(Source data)
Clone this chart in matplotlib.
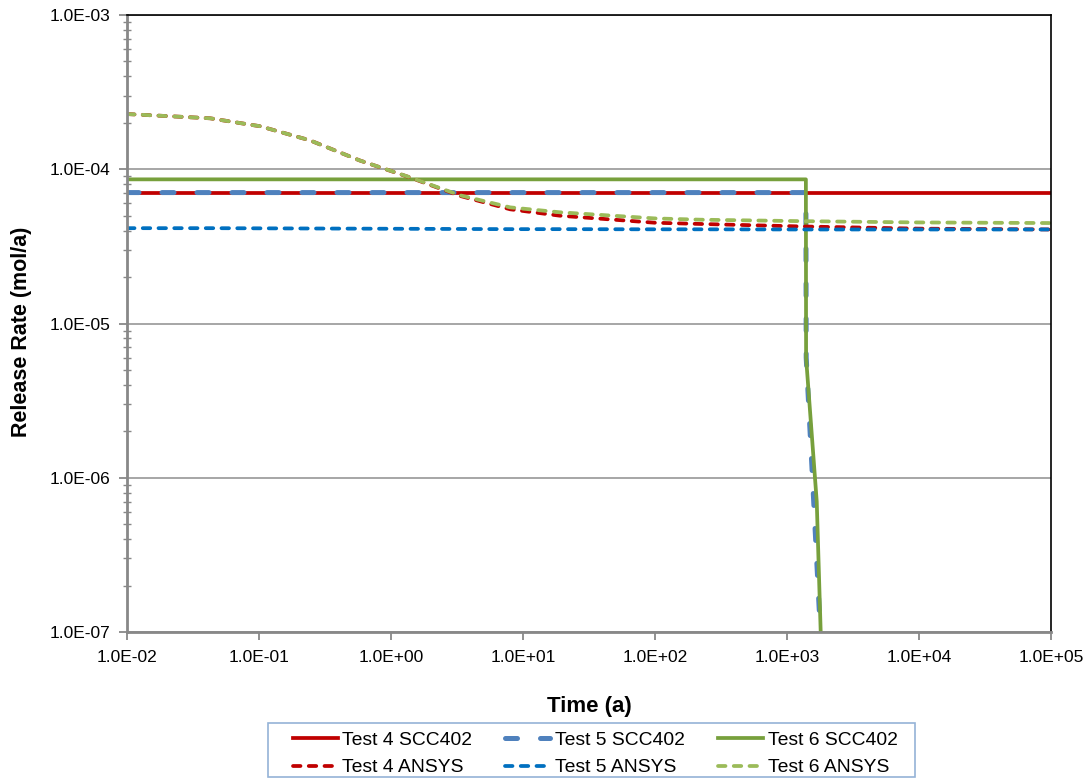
import numpy as np
import matplotlib
matplotlib.use("Agg")
import matplotlib.pyplot as plt
from matplotlib.patches import Rectangle
from matplotlib.ticker import FixedLocator, FuncFormatter, NullLocator

plt.rcParams['font.family'] = ['Liberation Sans', 'DejaVu Sans']

# SCC402 step-type series (drop near 1.4e3 a)
t4_scc_t = [1e-2, 1e5]
t4_scc_r = [7.06e-5, 7.06e-5]
t5_scc_t = [1e-2, 1390, 1398, 1560, 1790]
t5_scc_r = [7.06e-5, 7.06e-5, 6.0e-6, 1.0e-6, 1.0e-7]
t6_scc_t = [1e-2, 1390, 1395, 1680, 1800]
t6_scc_r = [8.6e-5, 8.6e-5, 6.0e-6, 7.0e-7, 1.0e-7]

# ANSYS series
ansys_t = [1e-2, 0.0426, 0.102, 0.243, 0.58, 1.39, 3.33, 8.0, 19.0, 100, 220, 1250, 1e4, 1e5]
t4_ansys_r = [2.28e-4, 2.14e-4, 1.90e-4, 1.54e-4, 1.14e-4, 8.85e-5, 6.72e-5,
              5.5e-5, 5.0e-5, 4.5e-5, 4.42e-5, 4.26e-5, 4.12e-5, 4.07e-5]
t5_ansys_r = [4.15e-5, 4.15e-5, 4.14e-5, 4.13e-5, 4.12e-5, 4.11e-5, 4.10e-5,
              4.09e-5, 4.09e-5, 4.08e-5, 4.08e-5, 4.07e-5, 4.07e-5, 4.07e-5]
t6_ansys_r = [2.28e-4, 2.14e-4, 1.90e-4, 1.54e-4, 1.14e-4, 8.87e-5, 6.78e-5,
              5.66e-5, 5.26e-5, 4.8e-5, 4.71e-5, 4.61e-5, 4.52e-5, 4.48e-5]

x_ticks = [1e-2, 1e-1, 1e0, 1e1, 1e2, 1e3, 1e4, 1e5]
y_ticks = [1e-7, 1e-6, 1e-5, 1e-4, 1e-3]

red = '#C00000'
blue_s = '#4F81BD'
green_s = '#77A03C'
blue_a = '#0070C0'
green_a = '#9BBB59'

W, H = 1089, 778
fig = plt.figure(figsize=(W / 100, H / 100), dpi=100)
ax = fig.add_axes([127 / W, 1 - 632 / H, (1051 - 127) / W, (632 - 15) / H])

ax.set_xscale('log')
ax.set_yscale('log')
ax.set_xlim(1e-2, 1e5)
ax.set_ylim(1e-7, 1e-3)

ansys_dash = (2.0, 2.2)
h1, = ax.plot(t4_scc_t, t4_scc_r, color=red, lw=2.7, label='Test 4 SCC402')
h2, = ax.plot(t5_scc_t, t5_scc_r, color=blue_s, lw=3.6, dashes=(2.4, 4.6),
              dash_capstyle='round', label='Test 5 SCC402')
h3, = ax.plot(t6_scc_t, t6_scc_r, color=green_s, lw=2.7, label='Test 6 SCC402')
h4, = ax.plot(ansys_t, t4_ansys_r, color=red, lw=2.7, dashes=ansys_dash,
              dash_capstyle='round', label='Test 4 ANSYS')
h5, = ax.plot(ansys_t, t5_ansys_r, color=blue_a, lw=2.7, dashes=ansys_dash,
              dash_capstyle='round', label='Test 5 ANSYS')
h6, = ax.plot(ansys_t, t6_ansys_r, color=green_a, lw=2.7, dashes=ansys_dash,
              dash_capstyle='round', label='Test 6 ANSYS')

def sci(v, pos):
    return '%.1fE%+03d' % (1.0, int(round(np.log10(v))))

ax.xaxis.set_major_locator(FixedLocator(x_ticks))
ax.xaxis.set_minor_locator(NullLocator())
ax.yaxis.set_major_locator(FixedLocator(y_ticks))
ax.yaxis.set_minor_locator(FixedLocator(
    [m * 10.0 ** e for e in range(-7, -3) for m in range(2, 10)]))
ax.xaxis.set_major_formatter(FuncFormatter(sci))
ax.yaxis.set_major_formatter(FuncFormatter(sci))
ax.yaxis.set_minor_formatter(FuncFormatter(lambda v, p: ''))

ax.tick_params(axis='both', which='major', direction='out', length=6, width=1.3,
               color='#888888', labelsize=12.5)
ax.tick_params(axis='y', which='major', pad=6)
ax.tick_params(axis='x', which='major', pad=7)
ax.tick_params(axis='y', which='minor', direction='inout', length=6, width=1.0,
               color='#888888')

ax.grid(True, axis='y', which='major', color='#A6A6A6', lw=1.4)
ax.set_axisbelow(True)

for s in ['left', 'bottom']:
    ax.spines[s].set_color('#888888')
    ax.spines[s].set_linewidth(2.0)
for s in ['top', 'right']:
    ax.spines[s].set_color('black')
    ax.spines[s].set_linewidth(1.2)

ax.set_xlabel('Time (a)', fontsize=16, fontweight='bold', labelpad=22)
ax.set_ylabel('Release Rate (mol/a)', fontsize=15.5, fontweight='bold')
ax.yaxis.set_label_coords(-0.103, (632 - 332) / 617)

leg = fig.legend(handles=[h1, h4, h2, h5, h3, h6], loc='center', ncol=3,
                 bbox_to_anchor=(595 / W, 1 - 754 / H), fontsize=13.9,
                 frameon=False, handlelength=2.33, handletextpad=0.25,
                 columnspacing=1.7, labelspacing=0.5, borderpad=0.0)
fig.patches.append(Rectangle((268 / W, 1 - 777 / H), (915 - 268) / W, (777 - 723) / H,
                             transform=fig.transFigure, fill=False,
                             edgecolor='#95B3D7', lw=1.2))

fig.savefig('out.png', dpi=100)
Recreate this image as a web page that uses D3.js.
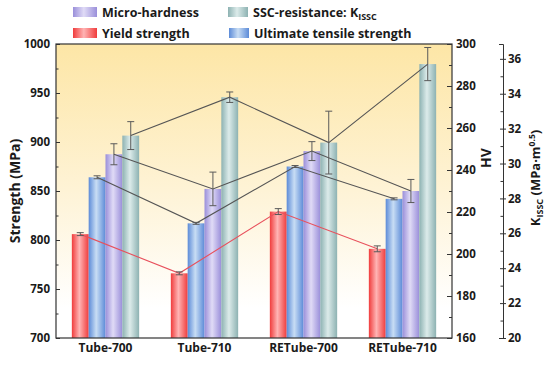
<!DOCTYPE html>
<html><head><meta charset="utf-8">
<script src="https://cdn.jsdelivr.net/npm/d3@7"></script>
<style>
body{margin:0;background:#fff;}
text{font-family:"Open Sans",sans-serif;font-weight:700;fill:#1a1a1a;}
</style></head>
<body><svg id="c" width="547" height="369"></svg>
<script>
const categories = ["Tube-700","Tube-710","RETube-700","RETube-710"];
const yieldStrength = [806, 766, 829, 791];
const yieldErr = [1.5, 1.5, 3, 3];
const ultimateStrength = [864, 817, 875, 842];
const ultimateErr = [1.5, 1, 1, 1];
const microHardness = [247.5, 231, 249, 230];
const microErr = [5, 8, 4.5, 5.5];
const kissc = [31.6, 33.8, 31.2, 35.7];
const kisscErr = [0.8, 0.3, 1.8, 0.95];
const strengthTicks = [700,750,800,850,900,950,1000];
const hvTicks = [160,180,200,220,240,260,280,300];
const kTicks = [20,22,24,26,28,30,32,34,36];

const svg = d3.select("#c");
const L=56,R=452,T=44,B=338;
const x0 = d3.scaleBand().domain(categories).range([L,R]).paddingInner(0.32).paddingOuter(0.16);
const seriesKeys = ["yield","uts","hv","k"];
const x1 = d3.scaleBand().domain(seriesKeys).range([0,x0.bandwidth()]);
const yS = d3.scaleLinear().domain([700,1000]).range([B,T]);
const yH = d3.scaleLinear().domain([160,300]).range([B,T]);
const yK = d3.scaleLinear().domain([20,36.85]).range([B,T]);

const defs = svg.append("defs");
const bg = defs.append("linearGradient").attr("id","bg").attr("x1",0).attr("x2",0).attr("y1",0).attr("y2",1);
bg.append("stop").attr("offset","0").attr("stop-color","#fde6a6");
bg.append("stop").attr("offset","0.5").attr("stop-color","#fef3d6");
bg.append("stop").attr("offset","0.9").attr("stop-color","#ffffff");
const grads = {
  yield:["#f03c3c","#ffb4b4"],
  uts:["#5c8bd8","#c8ddf4"],
  hv:["#9a8fda","#e0dbf6"],
  k:["#8db2b2","#dcebea"]
};
for (const k in grads){
  const g = defs.append("linearGradient").attr("id","g_"+k).attr("x1",0).attr("x2",1).attr("y1",0).attr("y2",0);
  g.append("stop").attr("offset","0").attr("stop-color",grads[k][0]);
  g.append("stop").attr("offset","0.45").attr("stop-color",grads[k][1]);
  g.append("stop").attr("offset","1").attr("stop-color",grads[k][0]);
}

svg.append("rect").attr("x",L).attr("y",T).attr("width",R-L).attr("height",B-T).attr("fill","url(#bg)");

const series = [
  {key:"yield", vals:yieldStrength, err:yieldErr, y:yS, line:"#e8505c"},
  {key:"uts", vals:ultimateStrength, err:ultimateErr, y:yS, line:"#555"},
  {key:"hv", vals:microHardness, err:microErr, y:yH, line:"#555"},
  {key:"k", vals:kissc, err:kisscErr, y:yK, line:"#555"}
];

series.forEach(s=>{
  svg.append("g").selectAll("rect").data(categories).join("rect")
    .attr("x",(c)=>x0(c)+x1(s.key))
    .attr("width",x1.bandwidth())
    .attr("y",(c,i)=>s.y(s.vals[i]))
    .attr("height",(c,i)=>B-s.y(s.vals[i]))
    .attr("fill","url(#g_"+s.key+")");
});
series.forEach(s=>{
  const line = d3.line().x((c)=>x0(c)+x1(s.key)+x1.bandwidth()/2).y((c,i)=>s.y(s.vals[i]));
  svg.append("path").attr("d",line(categories)).attr("fill","none").attr("stroke",s.line).attr("stroke-width",1.1);
});
series.forEach(s=>{
  const g = svg.append("g").attr("stroke","#5a5a5a").attr("stroke-width",1);
  categories.forEach((c,i)=>{
    const cx = x0(c)+x1(s.key)+x1.bandwidth()/2;
    const y1 = s.y(s.vals[i]+s.err[i]), y2 = s.y(s.vals[i]-s.err[i]);
    g.append("line").attr("x1",cx).attr("x2",cx).attr("y1",y1).attr("y2",y2);
    g.append("line").attr("x1",cx-3.5).attr("x2",cx+3.5).attr("y1",y1).attr("y2",y1);
    g.append("line").attr("x1",cx-3.5).attr("x2",cx+3.5).attr("y1",y2).attr("y2",y2);
  });
});

svg.append("rect").attr("x",L).attr("y",T).attr("width",R-L).attr("height",B-T).attr("fill","none").attr("stroke","#333").attr("stroke-width",1.2);

function style(g){ g.select(".domain").remove(); g.selectAll("line").attr("stroke","#333"); g.selectAll("text").attr("font-size",11.5).attr("font-family","Open Sans").attr("font-weight",700).attr("fill","#1a1a1a"); }
svg.append("g").attr("transform",`translate(${L},0)`).call(d3.axisLeft(yS).tickValues(strengthTicks).tickFormat(d3.format("d")).tickSize(-4).tickPadding(6)).call(style);
svg.append("g").attr("transform",`translate(${L},0)`).call(d3.axisLeft(yS).tickValues(d3.range(725,1000,50)).tickSize(-2.5).tickFormat("")).call(style);
svg.append("g").attr("transform",`translate(${R},0)`).call(d3.axisRight(yH).tickValues(hvTicks).tickSize(-5).tickPadding(4)).call(style);
svg.append("g").attr("transform",`translate(${R},0)`).call(d3.axisRight(yH).tickValues(d3.range(170,300,20)).tickSize(-3).tickFormat("")).call(style);
const KX = 503;
const kg = svg.append("g").attr("transform",`translate(${KX},0)`).call(d3.axisRight(yK).tickValues(kTicks).tickSizeInner(3).tickSizeOuter(-4).tickPadding(2));
kg.select(".domain").attr("stroke","#333").attr("fill","none");
kg.selectAll(".tick line").attr("x1",-3).attr("stroke","#333");
kg.selectAll("text").attr("font-size",11.5).attr("font-family","Open Sans").attr("font-weight",700).attr("fill","#1a1a1a");
const kg2 = svg.append("g").attr("transform",`translate(${KX},0)`).call(d3.axisRight(yK).tickValues(d3.range(21,37,2)).tickSize(0).tickFormat(""));
kg2.select(".domain").remove();
kg2.selectAll(".tick line").attr("x1",-2.5).attr("stroke","#333");

svg.append("g").selectAll("text").data(categories).join("text")
  .attr("x",c=>x0(c)+x0.bandwidth()/2).attr("y",352).attr("text-anchor","middle")
  .attr("font-size",12).text(c=>c);

svg.append("text").attr("transform","translate(20,191) rotate(-90)").attr("text-anchor","middle").attr("font-size",14).text("Strength (MPa)");
svg.append("text").attr("transform","translate(491,158) rotate(-90)").attr("text-anchor","middle").attr("font-size",14).text("HV");
const kt = svg.append("text").attr("transform","translate(540,178) rotate(-90)").attr("text-anchor","middle").attr("font-size",13);
kt.append("tspan").text("K");
kt.append("tspan").attr("font-size",9).attr("dy",3).text("ISSC");
kt.append("tspan").attr("dy",-3).text(" (MPa·m");
kt.append("tspan").attr("font-size",8.5).attr("dy",-5).text("0.5");
kt.append("tspan").attr("dy",5).text(")");

const legend = [
  {key:"hv", label:"Micro-hardness", x:73, y:7, w:24},
  {key:"yield", label:"Yield strength", x:73, y:28, w:24},
  {key:"k", label:"SSC-resistance: K", sub:"ISSC", x:228, y:7, w:20},
  {key:"uts", label:"Ultimate tensile strength", x:229, y:28, w:20}
];
legend.forEach(d=>{
  svg.append("rect").attr("x",d.x).attr("y",d.y).attr("width",d.w).attr("height",10).attr("fill","url(#g_"+d.key+")");
  const t = svg.append("text").attr("x",d.x+d.w+5).attr("y",d.y+9.5).attr("font-size",12.5);
  t.append("tspan").text(d.label);
  if(d.sub){ t.append("tspan").attr("font-size",9).attr("dy",3).text(d.sub); }
});
</script></body></html>
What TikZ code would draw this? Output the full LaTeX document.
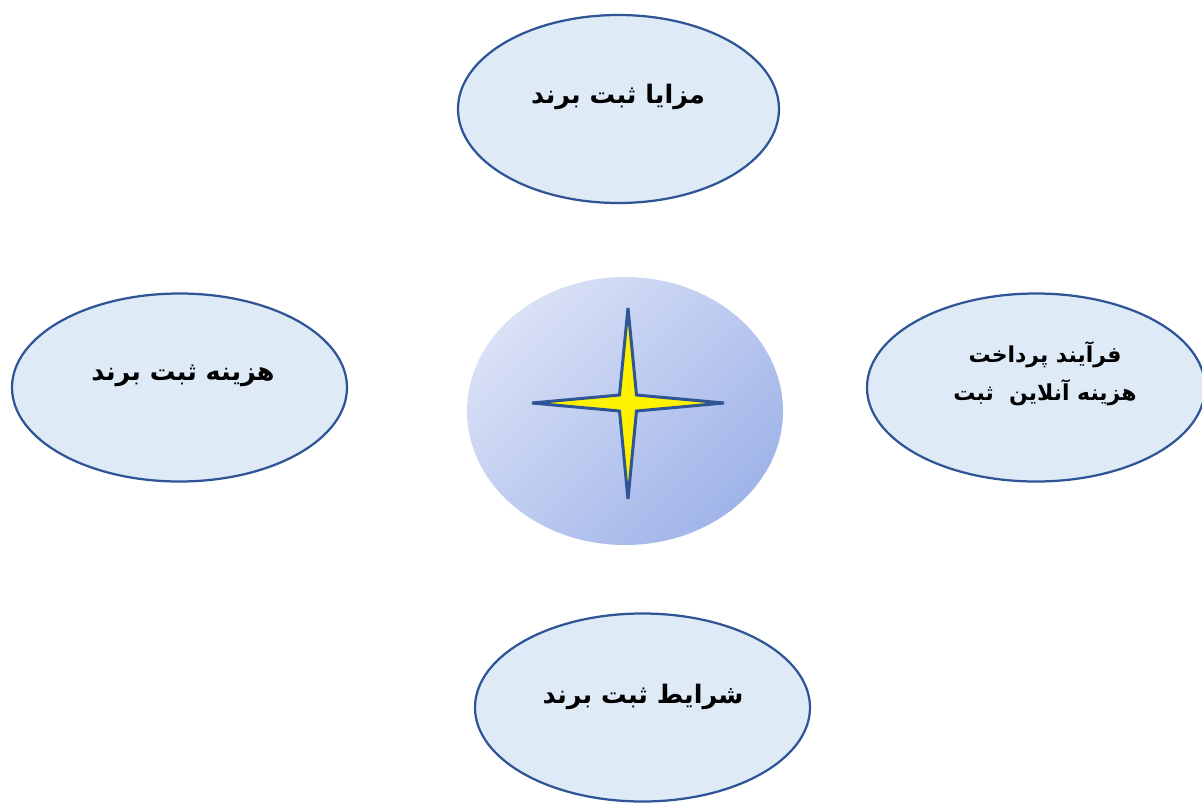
\documentclass[tikz,border=0pt]{standalone}
\usepackage{fontspec}
\newfontfamily\arabicfont[Script=Arabic]{DejaVu Sans}
\TeXXeTstate=1
\usetikzlibrary{shapes.geometric}

\definecolor{bubblefill}{RGB}{222,235,247}
\definecolor{bubbleline}{RGB}{47,85,151}
\definecolor{hubLight}{RGB}{218,225,246}
\definecolor{hubDark}{RGB}{160,180,233}

\begin{document}
\begin{tikzpicture}[
    x=0.2mm, y=-0.2mm,
    % Estilos de los nodos
    bubble/.style={ellipse, draw=bubbleline, line width=0.45mm, fill=bubblefill,
        minimum width=#1, minimum height=37.6mm, inner sep=0pt},
    bubble/.default=67mm,
    hub/.style={ellipse, minimum width=63.2mm, minimum height=53.6mm, inner sep=0pt,
        top color=hubLight, bottom color=hubDark, shading angle=45},
    txt/.style={font=\arabicfont\bfseries\fontsize{14.5}{21.5}\selectfont, align=center},
    smalltxt/.style={txt, font=\arabicfont\bfseries\fontsize{12.5}{21.5}\selectfont},
    sparkle/.style={fill=yellow, draw=bubbleline, line width=0.6mm, line join=miter}
]
\useasboundingbox (0,0) rectangle (1202,803);

% ==========================================
% CENTRO
% ==========================================
\node[hub] (hub) at (625,411) {};
\draw[sparkle] (628,403) ++(0,-95) -- ++(8.5,87) -- ++(87.5,8) -- ++(-87.5,8)
    -- ++(-8.5,88) -- ++(-8.5,-88) -- ++(-87.5,-8) -- ++(87.5,-8) -- cycle;

% ==========================================
% BURBUJAS
% ==========================================
\node[bubble=64.2mm] (top) at (618.5,109) {};
\node[txt] (topt) at (618,97) {\beginR مزایا ثبت برند\endR};

\node[bubble] (left) at (179.5,387.5) {};
\node[txt] (leftt) at (183,376) {\beginR هزینه ثبت برند\endR};

\node[bubble=67.6mm] (right) at (1036,387.5) {};
\node[smalltxt] (rightt) at (1045,374) {\beginR فرآیند پرداخت\endR\\\beginR هزینه آنلاین\ \ ثبت\endR};

\node[bubble] (bottom) at (642.5,707.5) {};
\node[txt] (bottomt) at (643,697) {\beginR شرایط ثبت برند\endR};

\end{tikzpicture}
\end{document}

Stated exercise: Take the line with "What TikZ code" as the first line and the last line of the records above as the final one; reproduce exactly the lines between them, both included, without pictures.

Answer below:
What TikZ code would draw this? Output the full LaTeX document.
\documentclass[tikz,border=0pt]{standalone}
\usepackage{fontspec}
\newfontfamily\arabicfont[Script=Arabic]{DejaVu Sans}
\TeXXeTstate=1
\usetikzlibrary{shapes.geometric}

\definecolor{bubblefill}{RGB}{222,235,247}
\definecolor{bubbleline}{RGB}{47,85,151}
\definecolor{hubLight}{RGB}{218,225,246}
\definecolor{hubDark}{RGB}{160,180,233}

\begin{document}
\begin{tikzpicture}[
    x=0.2mm, y=-0.2mm,
    % Estilos de los nodos
    bubble/.style={ellipse, draw=bubbleline, line width=0.45mm, fill=bubblefill,
        minimum width=#1, minimum height=37.6mm, inner sep=0pt},
    bubble/.default=67mm,
    hub/.style={ellipse, minimum width=63.2mm, minimum height=53.6mm, inner sep=0pt,
        top color=hubLight, bottom color=hubDark, shading angle=45},
    txt/.style={font=\arabicfont\bfseries\fontsize{14.5}{21.5}\selectfont, align=center},
    smalltxt/.style={txt, font=\arabicfont\bfseries\fontsize{12.5}{21.5}\selectfont},
    sparkle/.style={fill=yellow, draw=bubbleline, line width=0.6mm, line join=miter}
]
\useasboundingbox (0,0) rectangle (1202,803);

% ==========================================
% CENTRO
% ==========================================
\node[hub] (hub) at (625,411) {};
\draw[sparkle] (628,403) ++(0,-95) -- ++(8.5,87) -- ++(87.5,8) -- ++(-87.5,8)
    -- ++(-8.5,88) -- ++(-8.5,-88) -- ++(-87.5,-8) -- ++(87.5,-8) -- cycle;

% ==========================================
% BURBUJAS
% ==========================================
\node[bubble=64.2mm] (top) at (618.5,109) {};
\node[txt] (topt) at (618,97) {\beginR مزایا ثبت برند\endR};

\node[bubble] (left) at (179.5,387.5) {};
\node[txt] (leftt) at (183,376) {\beginR هزینه ثبت برند\endR};

\node[bubble=67.6mm] (right) at (1036,387.5) {};
\node[smalltxt] (rightt) at (1045,374) {\beginR فرآیند پرداخت\endR\\\beginR هزینه آنلاین\ \ ثبت\endR};

\node[bubble] (bottom) at (642.5,707.5) {};
\node[txt] (bottomt) at (643,697) {\beginR شرایط ثبت برند\endR};

\end{tikzpicture}
\end{document}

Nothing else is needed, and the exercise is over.